The opening five-song run of Vulgar Display of Power introduced mosh aficionados to a string of instant classics unrivaled since the release of AC/DC’s Back In Black, but personally I find the pair of songs that end the album to be the true highlight. “By Demons Be Driven” sports the set’s coolest, eeriest riff and “Hollow” finds the band with so much ferocity to burn that they let things cool down before slapping you around in the closing minutes of the record. This repackaging includes an unreleased track called “Piss” because why wouldn’t it be? The song holds up alongside most of the original track list, even if the overall feel sounds more like a product of their industrial strength follow-up, Far Beyond Driven.
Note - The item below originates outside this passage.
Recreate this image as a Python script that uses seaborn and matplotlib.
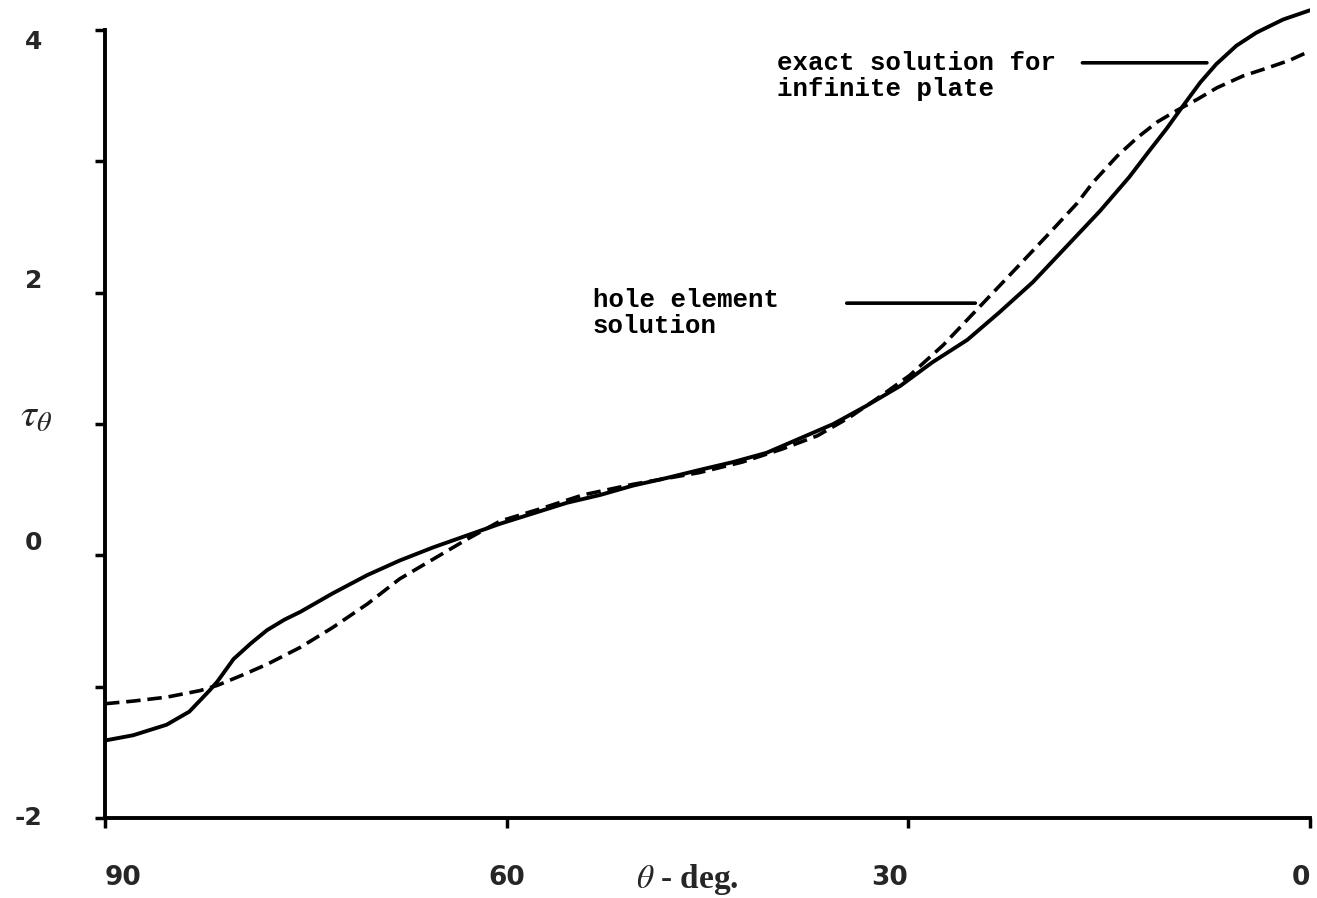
import matplotlib
matplotlib.use("Agg")
import matplotlib.pyplot as plt
import pandas as pd
import seaborn as sns

# Tangential stress around the hole boundary, theta in degrees
theta_exact = [90.0, 87.9, 85.4, 83.7, 82.2, 81.6, 80.4, 79.1, 77.9, 76.6,
               75.4, 73.0, 70.4, 68.0, 65.5, 63.0, 60.5, 58.0, 55.5, 53.0,
               50.6, 48.0, 45.6, 43.1, 40.6, 38.1, 35.6, 33.1, 30.6, 29.4,
               28.2, 25.6, 23.2, 20.7, 18.2, 15.7, 13.5, 12.0, 10.7, 9.5,
               8.2, 7.0, 5.5, 4.0, 2.0, 0.0]
tau_exact = [-1.41, -1.37, -1.29, -1.19, -1.03, -0.96, -0.79, -0.67, -0.57, -0.49,
             -0.43, -0.29, -0.15, -0.04, 0.06, 0.15, 0.24, 0.32, 0.40, 0.46,
             0.53, 0.59, 0.65, 0.71, 0.78, 0.89, 1.00, 1.14, 1.29, 1.38,
             1.47, 1.64, 1.85, 2.08, 2.35, 2.62, 2.88, 3.08, 3.25, 3.42,
             3.60, 3.74, 3.88, 3.98, 4.08, 4.15]

theta_hole = [90.0, 87.9, 85.4, 82.9, 81.6, 79.7, 77.9, 75.4, 73.0, 70.4,
              68.0, 65.5, 63.0, 60.5, 57.3, 54.3, 50.6, 45.6, 42.4, 39.4,
              36.8, 34.4, 32.1, 29.9, 27.4, 24.7, 21.9, 19.4, 17.4, 16.2,
              14.4, 12.9, 11.4, 9.9, 8.45, 6.95, 5.0, 3.2, 1.5, 0.0]
tau_hole = [-1.13, -1.11, -1.08, -1.03, -0.99, -0.91, -0.83, -0.70, -0.55, -0.37,
            -0.18, -0.03, 0.12, 0.26, 0.36, 0.46, 0.54, 0.63, 0.71, 0.81,
            0.91, 1.05, 1.21, 1.37, 1.60, 1.89, 2.19, 2.46, 2.68, 2.84,
            3.04, 3.18, 3.30, 3.39, 3.47, 3.56, 3.65, 3.71, 3.77, 3.84]

x_ticks = [90, 60, 30, 0]
x_tick_labels = ["90", "60", "30", "0"]
y_ticks = [-2, 0, 2, 4]
y_tick_labels = ["-2", "0", "2", "4"]
y_minor_ticks = [-1, 1, 3]

exact_label = ["exact solution for", "infinite plate"]
hole_label = ["hole element", "solution"]

sns.set_style("ticks")
plt.rcParams["font.family"] = ["DejaVu Sans"]
plt.rcParams["mathtext.fontset"] = "stix"

fig = plt.figure(figsize=(13.17, 8.98), dpi=100)
ax = fig.add_axes([105 / 1317, 80 / 898, 1205 / 1317, 814.3 / 898])

exact = pd.DataFrame({"theta": theta_exact, "tau": tau_exact})
hole = pd.DataFrame({"theta": theta_hole, "tau": tau_hole})

sns.lineplot(data=exact, x="theta", y="tau", color="black", lw=2.8,
             sort=False, ax=ax)
sns.lineplot(data=hole, x="theta", y="tau", color="black", lw=2.6,
             linestyle=(0, (4.0, 1.9)), sort=False, ax=ax)
for line in ax.get_lines():
    line.set_solid_joinstyle("round")
    line.set_dash_joinstyle("round")

ax.set_xlim(90, 0)
ax.set_ylim(-2, 4.2)
ax.spines[["top", "right"]].set_visible(False)
ax.spines["left"].set_bounds(-2, 4)
for side in ("left", "bottom"):
    ax.spines[side].set_linewidth(2.8)
    ax.spines[side].set_color("black")

ax.set_xticks(x_ticks, x_tick_labels)
ax.set_yticks(y_ticks, y_tick_labels)
ax.set_yticks(y_minor_ticks, minor=True)
ax.tick_params(axis="both", which="both", direction="out", length=7,
               width=2.5, color="black")
ax.tick_params(axis="x", pad=27, labelsize=19)
ax.tick_params(axis="y", pad=38, labelsize=18)
ax.set_xlabel("")
ax.set_ylabel("")

x_align = {"90": "left", "60": "center", "30": "right", "0": "right"}
for lab in ax.get_xticklabels():
    lab.set_fontweight("bold")
    lab.set_ha(x_align[lab.get_text()])
y_align = {"4": "top", "2": "bottom", "0": "bottom", "-2": "center"}
for lab in ax.get_yticklabels():
    lab.set_fontweight("bold")
    lab.set_va(y_align[lab.get_text()])

mono = dict(family="Liberation Mono", fontsize=18.5, fontweight="bold",
            color="black", va="baseline", ha="left")
ax.text(39.8, 3.695, exact_label[0], **mono)
ax.text(39.8, 3.497, exact_label[1], **mono)
ax.text(53.55, 1.89, hole_label[0], **mono)
ax.text(53.55, 1.69, hole_label[1], **mono)

# leader lines from the notes to their curves
ax.annotate("", xy=(7.7, 3.75), xytext=(17.0, 3.75),
            arrowprops=dict(arrowstyle="-", lw=2.6, color="black",
                            shrinkA=0, shrinkB=0))
ax.annotate("", xy=(25.0, 1.92), xytext=(34.6, 1.92),
            arrowprops=dict(arrowstyle="-", lw=2.6, color="black",
                            shrinkA=0, shrinkB=0))

fig.text(20 / 1317, 1 - 427 / 898, r"$\tau_\theta$", fontsize=29,
         va="baseline", ha="left")
fig.text(636 / 1317, 1 - 888 / 898, r"$\theta$ - deg.", fontsize=24,
         family="Liberation Serif", fontweight="bold", va="baseline",
         ha="left")

fig.savefig("out.png", dpi=100, facecolor="white")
On the twentieth anniversary of this truly awesome album, the legacy of this formidable band is precious all that remains. In an era that has seen reunions by most every band that hit their commercial stride during the Clinton administration, the reformation of Pantera remains an impossibility with the 2004 murder of Dimebag Darrell. His shooting death came on my birthday, another personal association I make with the band, but I prefer to think of the man and the music he wrote with his brother Vinnie Paul and bassist Rex Brown in the context of that night at the bar a couple years prior when it was easier to laugh about just how much ass these motherfuckers kicked.
Artist:
www.pantera.com/
www.facebook.com/Pantera
Album:
The twentieth anniversary reissue of Vulgar Display Of Power is out now. Buy it here on Amazon .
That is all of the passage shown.